Armed man accused of threatening Kavanaugh is arrested near justice's home
U.S. Supreme Court Justice Brett Kavanaugh.
Updated: A man with a gun and zip ties was arrested early Wednesday near the Maryland home of U.S. Supreme Court Justice Brett Kavanaugh, according to court documents.
A criminal complaint, filed in Maryland federal court, identifies the man as Nicholas John Roske, according to the Washington Post and the Mercury News.
Roske, 26, is from Simi Valley, California, according to a Department of Justice press release. He was charged with attempting to kidnap or murder, or threatening to assault, kidnap or murder, a Supreme Court justice.
The criminal complaint and affidavit did not identify the justice as Kavanaugh, but the Supreme Court has confirmed that the incident happened outside his home.
Roske allegedly told police that he decided to kill Kavanaugh after he began thinking about how to give his life a purpose.
The suspect got out of a cab in front of the justice’s residence shortly after 1 a.m. Wednesday, according to an FBI agent’s affidavit. Two deputy U.S. marshals standing next to their car saw the man arrive.
The man was dressed in black clothing and carried a backpack and a suitcase. He turned to walk down the street after seeing the two deputy U.S. marshals.
Shortly after that, the man called the police emergency number, identified himself as Roske, and said he had suicidal thoughts and a gun in his suitcase, the affidavit said. Roske said he had come from California to kill Kavanaugh.
Police officers from Montgomery County, Maryland, reached Roske while he was still on the phone with 911.
Police inventoried the backpack and the suitcase and found a tactical vest, a tactical knife, a Glock 17 pistol with two magazines and ammunition, a crow bar, pepper spray, zip ties, duct tape and other items, the affidavit said.
After being advised of his rights, Roske allegedly told a detective that he was upset about the leaked draft opinion overturning the right to abortion and the recent mass shooting in Uvalde, Texas.
Roske said he feared that the justice he wanted to kill would vote to loosen gun control laws, the affidavit alleged.
The Supreme Court confirmed the arrest, first reported by the Washington Post, in a statement.
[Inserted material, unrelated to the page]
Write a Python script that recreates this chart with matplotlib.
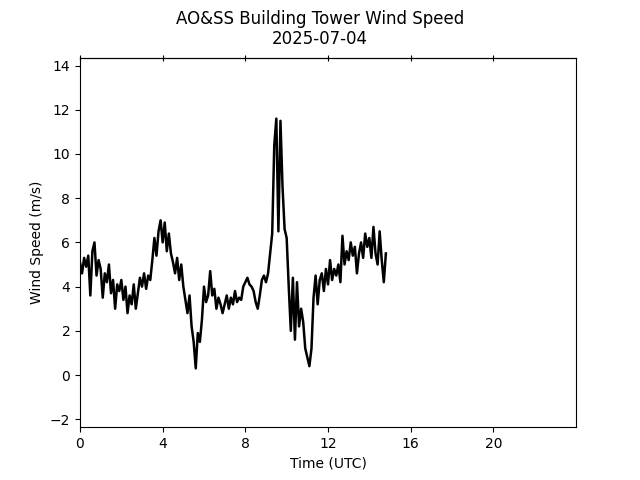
import numpy as np
import matplotlib
matplotlib.use("Agg")
import matplotlib.pyplot as plt

# wind speed (m/s), one reading every 0.1 h from 00:00 to 14:48 UTC
hours = np.arange(0, 14.85, 0.1)
speed = [
    5.1, 4.6, 5.3, 4.9, 5.4, 3.6, 5.6, 6.0, 4.5, 5.2,
    4.8, 3.5, 4.6, 4.2, 5.0, 3.7, 4.3, 3.0, 4.1, 3.8,
    4.3, 3.4, 4.0, 2.8, 3.6, 3.2, 4.1, 3.0, 3.7, 4.4,
    4.0, 4.6, 3.9, 4.5, 4.3, 5.2, 6.2, 5.4, 6.5, 7.0,
    6.0, 6.9, 5.6, 6.4, 5.5, 5.1, 4.6, 5.3, 4.3, 5.0,
    4.0, 3.4, 2.8, 3.6, 2.2, 1.5, 0.3, 1.9, 1.5, 2.5,
    4.0, 3.3, 3.6, 4.7, 3.6, 3.9, 3.0, 3.5, 3.2, 2.8,
    3.2, 3.6, 3.0, 3.5, 3.2, 3.8, 3.3, 3.5, 3.4, 4.0,
    4.2, 4.4, 4.1, 4.0, 3.8, 3.3, 3.0, 3.6, 4.3, 4.5,
    4.2, 4.6, 5.5, 6.4, 10.4, 11.6, 6.5, 11.5, 8.5, 6.6,
    6.2, 4.0, 2.0, 4.4, 1.6, 4.2, 2.2, 3.0, 2.4, 1.2,
    0.8, 0.4, 1.2, 3.5, 4.5, 3.2, 4.3, 4.6, 3.8, 4.8,
    4.1, 5.2, 4.3, 4.8, 4.5, 5.0, 4.2, 6.3, 5.0, 5.6,
    5.2, 6.0, 5.4, 5.8, 4.6, 5.5, 6.0, 5.3, 6.4, 5.8,
    6.2, 5.3, 6.7, 5.5, 5.0, 6.5, 5.2, 4.2, 5.5,
]
hours = hours[:len(speed)]
xticks = [0, 4, 8, 12, 16, 20]

fig, ax = plt.subplots(figsize=(6.4, 4.8), dpi=100)
ax.plot(hours, speed, color='black', linewidth=1.8)

ax.set_xlim(0, 24)
ax.set_ylim(-2.36, 14.36)
ax.set_xticks(xticks)
ax.set_yticks(range(-2, 15, 2))
ax.set_xlabel('Time (UTC)')
ax.set_ylabel('Wind Speed (m/s)')

top = ax.secondary_xaxis('top')
top.set_xticks(xticks)
top.tick_params(direction='inout', length=4, labeltop=False)

fig.suptitle('AO&SS Building Tower Wind Speed\n2025-07-04')
fig.savefig('out.png')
“At approximately 1:50 a.m. today, a man was arrested near Justice Kavanaugh’s residence,” a Supreme Court spokeswoman said in the statement. “The man was armed and made threats against Justice Kavanaugh. He was transported to Montgomery County Police 2nd District.”
Other publications with early coverage of the arrest included Law360, Law.com, Bloomberg and CNN.
Earlier in the week, ABA President Reginald Turner responded to the killing of a retired judge by urging that Congress pass legislation increasing security measures for judges.
“The ABA calls on Congress to act to improve the security of our judges with stronger measures and increased funding,” said Turner in his statement. “Passage of the bipartisan Daniel Anderl Judicial Security and Privacy Act would enhance judicial security by restricting the disclosure and publication of judges’ personally identifiable information,” he added. “The safety of our judges needs to be a priority if our justice system is to function effectively.”
The ABA Governmental Affairs Office has created an online campaign to help people contact their own congressional representatives to urge the passing of the Daniel Anderl Judicial Security and Privacy Act.
Updated June 8 at 2:10 p.m. to add information from the criminal complaint. Updated June 10 to add the information about the ABA’s statements and lobbying efforts.